Written problem: All lines featuring the string "chart" are to be listed.

Data:
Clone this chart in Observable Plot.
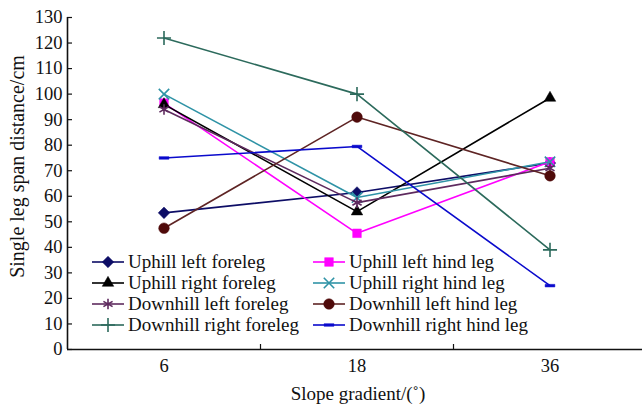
<!DOCTYPE html>
<html>
<head>
<meta charset="utf-8">
<script src="https://cdn.jsdelivr.net/npm/d3@7"></script>
<script src="https://cdn.jsdelivr.net/npm/@observablehq/plot@0.6"></script>
<style>
  html, body { margin: 0; padding: 0; background: #fff; }
  #wrap { position: relative; width: 642px; height: 405px; font-family: "Liberation Serif", "Times New Roman", serif; }
  #legend { position: absolute; left: 0; top: 0; width: 642px; height: 405px; pointer-events: none; }
  .item { position: absolute; display: flex; align-items: center; font-size: 19px; color: #111; white-space: nowrap; }
  .item svg { display: block; }
</style>
</head>
<body>
<div id="wrap"><div id="chart"></div><div id="legend"></div></div>
<script>
// ---- data ----
const slopes = ["6", "18", "36"];
const seriesNames = [
  "Uphill left foreleg", "Uphill left hind leg",
  "Uphill right foreleg", "Uphill right hind leg",
  "Downhill left foreleg", "Downhill left hind leg",
  "Downhill right foreleg", "Downhill right hind leg"
];
const uphillLeftForeleg    = [53.5, 61.5, 73];
const uphillLeftHindLeg    = [96.5, 45.5, 73.5];
const uphillRightForeleg   = [96, 54, 98.5];
const uphillRightHindLeg   = [100, 59.5, 73.5];
const downhillLeftForeleg  = [94, 57.5, 71];
const downhillLeftHindLeg  = [47.5, 91, 68];
const downhillRightForeleg = [122, 100, 39];
const downhillRightHindLeg = [75, 79.5, 25];
const yTicks = [0,10,20,30,40,50,60,70,80,90,100,110,120,130];

const seriesValues = [
  uphillLeftForeleg, uphillLeftHindLeg, uphillRightForeleg, uphillRightHindLeg,
  downhillLeftForeleg, downhillLeftHindLeg, downhillRightForeleg, downhillRightHindLeg
];

// ---- styles ----
const dash = { draw(ctx, size) { const w = Math.sqrt(size) * 0.55; ctx.moveTo(-w, -1.3); ctx.lineTo(w, -1.3); ctx.lineTo(w, 1.3); ctx.lineTo(-w, 1.3); ctx.closePath(); } };
const styles = [
  { color: "#0d0d66", symbol: "diamond2", r: 5.2, fill: true },
  { color: "#ff00ff", symbol: "square2", r: 5.5, fill: true },
  { color: "#000000", symbol: "triangle2", r: 5.5, fill: true },
  { color: "#2f93a6", symbol: "times", r: 4.8, fill: false },
  { color: "#5e2a5e", symbol: "asterisk", r: 5, fill: false },
  { color: "#4f0a0a", symbol: "circle", r: 5.3, fill: true, line: "#5e2424" },
  { color: "#2c6a5c", symbol: "plus", r: 4.6, fill: false },
  { color: "#0a0acc", symbol: dash, r: 5, fill: true }
];

const rows = [];
seriesNames.forEach((name, s) => seriesValues[s].forEach((v, i) => rows.push({ name, s, i, slope: slopes[i], value: v })));

const marks = [];
seriesNames.forEach((name, s) => {
  const st = styles[s];
  const d = rows.filter(r => r.s === s);
  marks.push(Plot.line(d, { x: "i", y: "value", stroke: st.line || st.color, strokeWidth: 1.6 }));
  marks.push(Plot.dot(d, {
    x: "i", y: "value", symbol: () => st.symbol, r: st.r,
    fill: st.fill ? st.color : "none", stroke: st.color, strokeWidth: st.fill ? 0.5 : 1.6
  }));
});

const chart = Plot.plot({
  width: 642,
  height: 405,
  marginTop: 17,
  marginBottom: 56,
  marginLeft: 67,
  marginRight: 0,
  style: { fontFamily: "Liberation Serif, Times New Roman, serif", fontSize: "18.5px", color: "#111", background: "#fff" },
  x: { domain: [-0.5, 2.5], range: [67, 646] },
  y: { domain: [0, 130] },
  marks: [
    Plot.axisY(yTicks, { tickSize: 0, tickPadding: 5, label: null, fontSize: 18.5 }),
    Plot.axisY(yTicks, { tickSize: -5, tickFormat: () => "", label: null, strokeWidth: 1.2 }),
    Plot.axisX([0, 1, 2], { tickSize: 0, tickPadding: 9, tickFormat: i => slopes[i], label: null, fontSize: 18.5 }),
    Plot.axisX([0.5, 1.5], { tickSize: -5, tickFormat: () => "", label: null, strokeWidth: 1.2 }),
    Plot.ruleY([0], { stroke: "#111", strokeWidth: 1.6 }),
    Plot.ruleX([-0.5], { stroke: "#111", strokeWidth: 1.6 }),
    ...marks,
    Plot.text(["Single leg span distance/cm"], { frameAnchor: "left", textAnchor: "middle", lineAnchor: "middle", rotate: -90, dx: -50, dy: -17, fontSize: 20, fill: "#111" }),
    Plot.text(["Slope gradient/(\u02da)"], { frameAnchor: "bottom", textAnchor: "middle", lineAnchor: "middle", dx: 3, dy: 44, fontSize: 19, fill: "#111" })
  ]
});
document.getElementById("chart").appendChild(chart);

// ---- legend (HTML overlay, two columns) ----
const legend = d3.select("#legend");
const colX = [92, 313];
const rowY = [262, 283, 304, 325];
const symMap = { diamond2: d3.symbolDiamond2, square2: d3.symbolSquare2, triangle2: d3.symbolTriangle2, times: d3.symbolTimes, asterisk: d3.symbolAsterisk, circle: d3.symbolCircle, plus: d3.symbolPlus };
seriesNames.forEach((name, s) => {
  const st = styles[s];
  const col = s % 2, row = Math.floor(s / 2);
  const item = legend.append("div").attr("class", "item")
    .style("left", colX[col] + "px").style("top", (rowY[row] - 12) + "px").style("height", "24px");
  const svg = item.append("svg").attr("width", 36).attr("height", 24);
  svg.append("line").attr("x1", 0).attr("x2", 32).attr("y1", 12).attr("y2", 12)
    .attr("stroke", st.line || st.color).attr("stroke-width", 1.6);
  const type = typeof st.symbol === "string" ? symMap[st.symbol] : st.symbol;
  svg.append("path").attr("transform", "translate(16,12)")
    .attr("d", d3.symbol(type, Math.PI * st.r * st.r)())
    .attr("fill", st.fill ? st.color : "none").attr("stroke", st.color).attr("stroke-width", st.fill ? 0.5 : 1.6);
  item.append("span").text(name);
});
</script>
</body>
</html>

The answer:
Clone this chart in Observable Plot.
<div id="wrap"><div id="chart"></div><div id="legend"></div></div>
const chart = Plot.plot({
document.getElementById("chart").appendChild(chart);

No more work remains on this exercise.